Page 1 of 1

FInd & Replace Text

PostPosted: Wed Oct 28, 2009 9:36 pm
by jsimas
Hello.

I'm trying to execute a find & replace action to a docx document. I already tried POI 3.5, but with no results.

I was now looking in docx4j but I’m a bit lost on how to change a text (for example, inside a docx4j element like org.docx4j.wml.P).

Can anyone give me any pointers on how should I find a specific string inside a docx and replace it for something else.

Thanks in advance!

Best regards

JSimas

Re: FInd & Replace Text

PostPosted: Wed Oct 28, 2009 11:57 pm
by jbeltran
Typically a P has a list of objects typically run objects (i.e. R) accessible using p.getParagraphContent(). Each R object has a list of objects typically text objects called Text accessible using p.getRunContent(). The Text objects have a setValue and thats where you can edit the text for that specific objects.

So to find & replace, you have to traverse the elements and look for the text you care about. If you don't want to traverse the elements, you could always marshall the elements you care about to a String and use a regex to replace the text you care about and then unmarshall the object back into tha docx4j element.

Justin

Re: FInd & Replace Text

PostPosted: Thu Oct 29, 2009 1:58 am
by jason
One thing which makes this a bit tricky is that a word can actually be fragmented across runs of text. So for example, "hello" might be <w:r><w:t>hell</w:t></w:r><w:r><w:t>hello</w:t></w:r>. Such fragmentation will be due to things like change tracking, formatting, and spell check.

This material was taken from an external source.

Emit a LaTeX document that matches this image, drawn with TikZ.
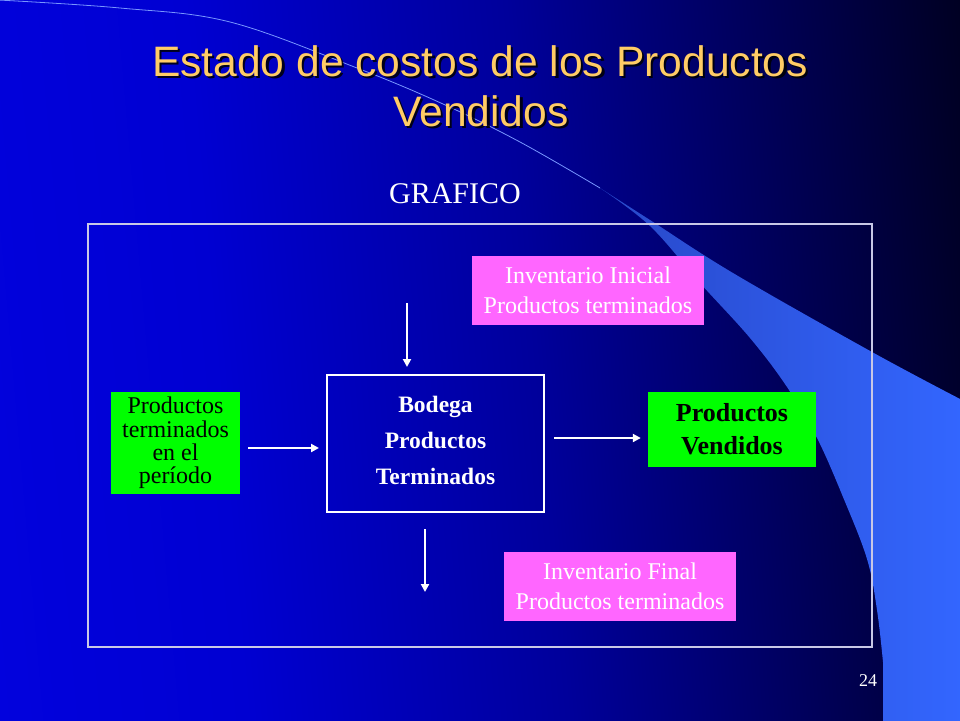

org/docx4j/TextUtils.java contains a method

Code: Select all
public static void extractText(Object o, Writer w, JAXBContext jc)


which gives you a plain text representation of an object.

If you do your find against that, you'll at least know whether the string is present or not. You'd still need to replace in the real JAXB objects though (or be prepared to replace the paragraph contents with the plain text (and lose all formatting).

A find/replace method would be a nice addition to the code base, so feel free to post whatever you come up with as a contribution, and we can help to polish it.

In this respect, please note the DocumentModel class. Right now, it doesn't deal with the document at this level of detail, but you could imagine a class associated with each org.docx4j.wml.P (paragraph) class, containing the plain text representation of the paragraph (and for other purposes, the vertical space the paragraph will occupy on the page).

Re: FInd & Replace Text

PostPosted: Thu Oct 29, 2009 12:39 pm
by jsimas
Thanks jbeltran and jason for your quick reply.

In my case, the search field will be something like [[xpto:fieldtoreplacebyobjectvalue]] kind of string. I'm not expecting to be fragmented by different <w:r> fragments (i hope!!!).

Still, when i have the time (i'm a bit pressured right now, because i already waste a lot of time with POI) i hope i can look into the docx4j code (i already got it) and find the best solution possible.

Thanks once again.

Best regards

Jsimas

Re: FInd & Replace Text

PostPosted: Thu Oct 29, 2009 1:22 pm
by jason
Ok, have a look at lines 654-676 of http://dev.plutext.org/trac/docx4j/brow ... Utils.java

cheers .. Jason